Our feature-length documentary with animations, The Terezin Gravediggers, supported by the Czech State Cinema Fund for script development, enters a new phase. Two authors of the film, Olga Strusková and Pavel Koutský, were location scouting and looking for archive materials in Budapest, Hungary. The script development is currently completed.

The new version of the script includes scenes where the narrator of the film, writer František R.Kraus, whose short story was an inspiration to our film, spends time in Budapest in the spring of 1945 and writes for the first time about his experience with Holocaust. Olga and Pavel were in Hungary right at the beginning of the year, from the 7th to the 9th of January and apart from location scouting, met with our Hungarian script consultant, György Báron, with András Kovács, professor for European and Jewish studies, with the historian Lászlo Kársai, and in the Hungarian National Archive they had a meeting with dr. Lászlo Csösz.

Our filmmakers went – among other places - to the Holocaust Memorial with a Synagogue and exposition dedicated to the history of Hungarian Jews during the pre-war and war periods. Another important stop were so called “Shoes on the Danube Bank“, a memorial conceived by film director Can Togay in 2005. Togay created it on the west bank of the Danube River with sculptor Gyula Pauer to honor the Jews who were killed by fascist Arrow Cross militiamen in Budapest during World War II, in December 1944 and January 1945. The Jews were ordered to take off their shoes, and were shot at the edge of the water so that their bodies fell into the river and were carried away.

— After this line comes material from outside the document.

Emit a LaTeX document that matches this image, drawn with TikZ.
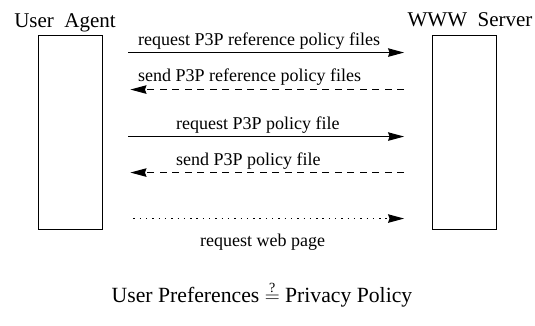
\documentclass[tikz,border=0pt]{standalone}
\usepackage{fontspec}
\setmainfont{Liberation Serif}
\usepackage{tikz}
\usetikzlibrary{arrows.meta,positioning,calc}
\tikzset{
  life/.style={draw, line width=0.9pt, minimum width=64pt, minimum height=194pt, inner sep=0pt},
  ttl/.style={font=\fontsize{21}{25}\selectfont, inner sep=0pt, anchor=base},
  lbl/.style={font=\fontsize{18}{21}\selectfont, inner sep=0pt, anchor=base west},
  msg/.style={-{Stealth[length=16pt, width=8.5pt, inset=1.5pt]}, line width=1pt},
  reply/.style={msg, dash pattern=on 7pt off 5.5pt},
  fetch/.style={msg, dash pattern=on 1.4pt off 4.9pt},
}
\newcommand{\qeq}{\mathrel{\stackrel{\hbox{\fontsize{14}{14}\selectfont ?}}{=}}}

\begin{document}
\begin{tikzpicture}[x=1pt,y=-1pt]
  \useasboundingbox (0,0) rectangle (535,325);
  % the two parties
  \node[life] (ua) at (70,132) {};
  \node[life] (ws) at (464.5,132) {};
  \node[ttl] (uat) at (65,27) {User\ \ Agent};
  \node[ttl] (wst) at (470,26) {WWW\ \ Server};
  % message ends, set off from the boxes
  \coordinate (r1a) at ($(ua.north east)+(26,18)$);
  \coordinate (r1b) at ($(ws.north west)+(-28,18)$);
  \coordinate (s1a) at ($(ua.north east)+(28,55)$);
  \coordinate (s1b) at ($(ws.north west)+(-28,55)$);
  \coordinate (r2a) at ($(ua.north east)+(26,102)$);
  \coordinate (r2b) at ($(ws.north west)+(-28,102)$);
  \coordinate (s2a) at ($(ua.north east)+(28,138)$);
  \coordinate (s2b) at ($(ws.north west)+(-28,138)$);
  \coordinate (r3a) at ($(ua.north east)+(31,184)$);
  \coordinate (r3b) at ($(ws.north west)+(-28,184)$);
  % messages
  \draw[msg] (r1a) -- (r1b);
  \draw[reply] (s1b) -- (s1a);
  \draw[msg] (r2a) -- (r2b);
  \draw[reply] (s2b) -- (s2a);
  \draw[fetch] (r3a) -- (r3b);
  \node[lbl] (l1) at (138,45) {request P3P reference policy files};
  \node[lbl] (l2) at (138,81) {send P3P reference policy files};
  \node[lbl] (l3) at (176,129) {request P3P policy file};
  \node[lbl] (l4) at (176,165) {send P3P policy file};
  \node[lbl] (l5) at (200,246) {request web page};
  % the check done by the agent
  \node[ttl, font=\fontsize{21.7}{26}\selectfont] (cmp) at (262,302)
    {User Preferences $\qeq$ Privacy Policy};
\end{tikzpicture}
\end{document}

The memorial consists of sixty pairs of old-fashioned shoes, the type people wore in the 1940s. There are women's shoes, there are men's shoes and there are children's shoes. They sit at the edge of the water, scattered and abandoned, as though their owners had just stepped out of them and left them there. The shoes are rusted, made of iron and set into the concrete of the embankment. This symbolic location will be used during the shooting of our film.